Con sus más y sus menos. Con sus silencios. Con su desorientadora astucia. Con su firme convicción en el potencial del país, Roca se puso al frente del mayor proceso organizativo que prácticamente desde cero ha tenido la vida institucional de los argentinos.
En esa tarea tuvo algo de quienes amaron este país con intensidad. Y se desvelaron por su destino. Roca no fue un intelectual puesto a político. Fue un hombre de orden, de procedimientos. Sabía que fines y medios conviven en tensión desde el comienzo de los tiempos. Y también, como lo confesó, que entre el deber ser del moralista y las exigencias objetivas de la construcción de una nación siempre habrá distancias infinitas. En ese camino no le hizo asco a respaldar infinidad de decisiones que resultan antipáticas en nuestros días; la ley de Residencia, por caso. Pero nunca dudó de que el bien o el mal tenían de cara a aquella construcción más connotación de exigencia metafísica que de acuerdo con la realidad.
Pero imputarle genocidio a Roca en la ejecución de la Campaña al Desierto es, como mínimo, el dictado de una mirada comprometida con desvirtuar la historia y hacer de ésta demagogia pura.
Igualar a Roca con Hitler -como también se hace- es expresar un formidable desacople psíquico. Por supuesto que no hubo déficit de violencia en la Campaña al Desierto. Pero esa violencia no fue su estado natural, su cultura.
E invalidar la Campaña al Desierto desde esa violencia puntual es negarle el sentido abarcativo que la movió: ampliar legítimamente la frontera interior y consolidar sus límites de cara al exterior.
Y nada dicen sin embargo quienes denostan a Roca desde la fragilidad del argumento de genocida de la Campaña al Desierto que mucho antes concretó Juan Manuel de Rosas. Tampoco fue un genocida en el despliegue de esa tarea.
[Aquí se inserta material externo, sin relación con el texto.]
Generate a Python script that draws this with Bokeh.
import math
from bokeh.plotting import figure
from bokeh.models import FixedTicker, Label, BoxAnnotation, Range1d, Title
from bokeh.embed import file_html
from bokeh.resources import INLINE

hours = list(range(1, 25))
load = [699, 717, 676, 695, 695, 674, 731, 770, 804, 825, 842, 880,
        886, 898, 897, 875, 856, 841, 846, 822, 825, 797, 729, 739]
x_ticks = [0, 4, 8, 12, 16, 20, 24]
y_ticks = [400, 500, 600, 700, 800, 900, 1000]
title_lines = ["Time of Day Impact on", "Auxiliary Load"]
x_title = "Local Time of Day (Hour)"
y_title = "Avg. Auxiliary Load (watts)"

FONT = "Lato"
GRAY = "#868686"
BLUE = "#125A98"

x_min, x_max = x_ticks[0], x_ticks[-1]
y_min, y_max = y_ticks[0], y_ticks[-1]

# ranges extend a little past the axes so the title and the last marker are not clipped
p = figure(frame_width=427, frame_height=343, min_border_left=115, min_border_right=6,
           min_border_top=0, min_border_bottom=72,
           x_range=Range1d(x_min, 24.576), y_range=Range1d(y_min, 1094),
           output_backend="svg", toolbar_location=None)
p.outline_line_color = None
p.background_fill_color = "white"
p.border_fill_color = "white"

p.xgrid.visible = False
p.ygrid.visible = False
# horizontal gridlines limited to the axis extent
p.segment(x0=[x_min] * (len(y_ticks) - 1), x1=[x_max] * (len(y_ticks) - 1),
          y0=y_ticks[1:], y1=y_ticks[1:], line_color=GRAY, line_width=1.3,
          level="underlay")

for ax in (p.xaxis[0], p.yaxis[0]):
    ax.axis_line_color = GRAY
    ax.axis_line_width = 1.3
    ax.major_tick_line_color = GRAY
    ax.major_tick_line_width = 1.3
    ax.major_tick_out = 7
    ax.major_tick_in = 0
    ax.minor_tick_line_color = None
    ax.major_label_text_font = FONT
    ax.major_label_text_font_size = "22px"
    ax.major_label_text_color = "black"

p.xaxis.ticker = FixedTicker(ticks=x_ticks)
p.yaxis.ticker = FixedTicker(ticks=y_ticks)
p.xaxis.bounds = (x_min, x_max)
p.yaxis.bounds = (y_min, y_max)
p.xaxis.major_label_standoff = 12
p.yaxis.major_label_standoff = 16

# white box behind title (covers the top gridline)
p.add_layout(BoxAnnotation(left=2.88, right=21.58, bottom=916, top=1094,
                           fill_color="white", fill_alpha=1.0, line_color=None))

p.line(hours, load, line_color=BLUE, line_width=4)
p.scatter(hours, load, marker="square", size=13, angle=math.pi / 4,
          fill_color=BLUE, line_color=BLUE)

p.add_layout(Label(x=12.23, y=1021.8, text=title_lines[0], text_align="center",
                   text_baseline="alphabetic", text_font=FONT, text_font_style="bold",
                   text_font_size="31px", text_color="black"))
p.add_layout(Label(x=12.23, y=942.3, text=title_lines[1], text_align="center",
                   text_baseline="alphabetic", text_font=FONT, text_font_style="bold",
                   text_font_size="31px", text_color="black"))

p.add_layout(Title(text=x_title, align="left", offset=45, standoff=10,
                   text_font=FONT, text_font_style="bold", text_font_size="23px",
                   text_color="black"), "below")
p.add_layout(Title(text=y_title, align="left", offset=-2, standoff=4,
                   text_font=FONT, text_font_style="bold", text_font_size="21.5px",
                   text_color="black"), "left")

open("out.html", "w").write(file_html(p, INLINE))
Pero el sistema de control social que montó tras su retorno a Buenos Aires desde las orillas del Colorado se fundó en el terror. La sangre ya no era una realidad ajena a la historia argentina. Pero Rosas perfeccionó los mecanismos destinados a ejercer el poder en términos dictatoriales. Cada año solicitaba a la Cámara de Representantes una renovación de la "facultades extraordinarias" con que gobernó siempre. Formulismo.
Y cuando fue necesario, año ´40 por caso, sacó de sus cuarteles a La Mazorca. El primer grupo de tareas que tuvo la política argentina. La sacó siempre de madrugada. Madrugadas de degüello de opositores o sospechosos de serlo. Nada tuvo que ver esta política de control social con lo hecho por Roca. Como nada tuvo que ver lo que hicieron desde el poder.
Roca armó un Estado. Su concepción del orden tuvo un horizonte amplio, proyectivo. Rosas pensó sólo en la provincia de Buenos Aires. Sus vacas y las de sus amigos. Su idea de orden fue definidamente restrictiva.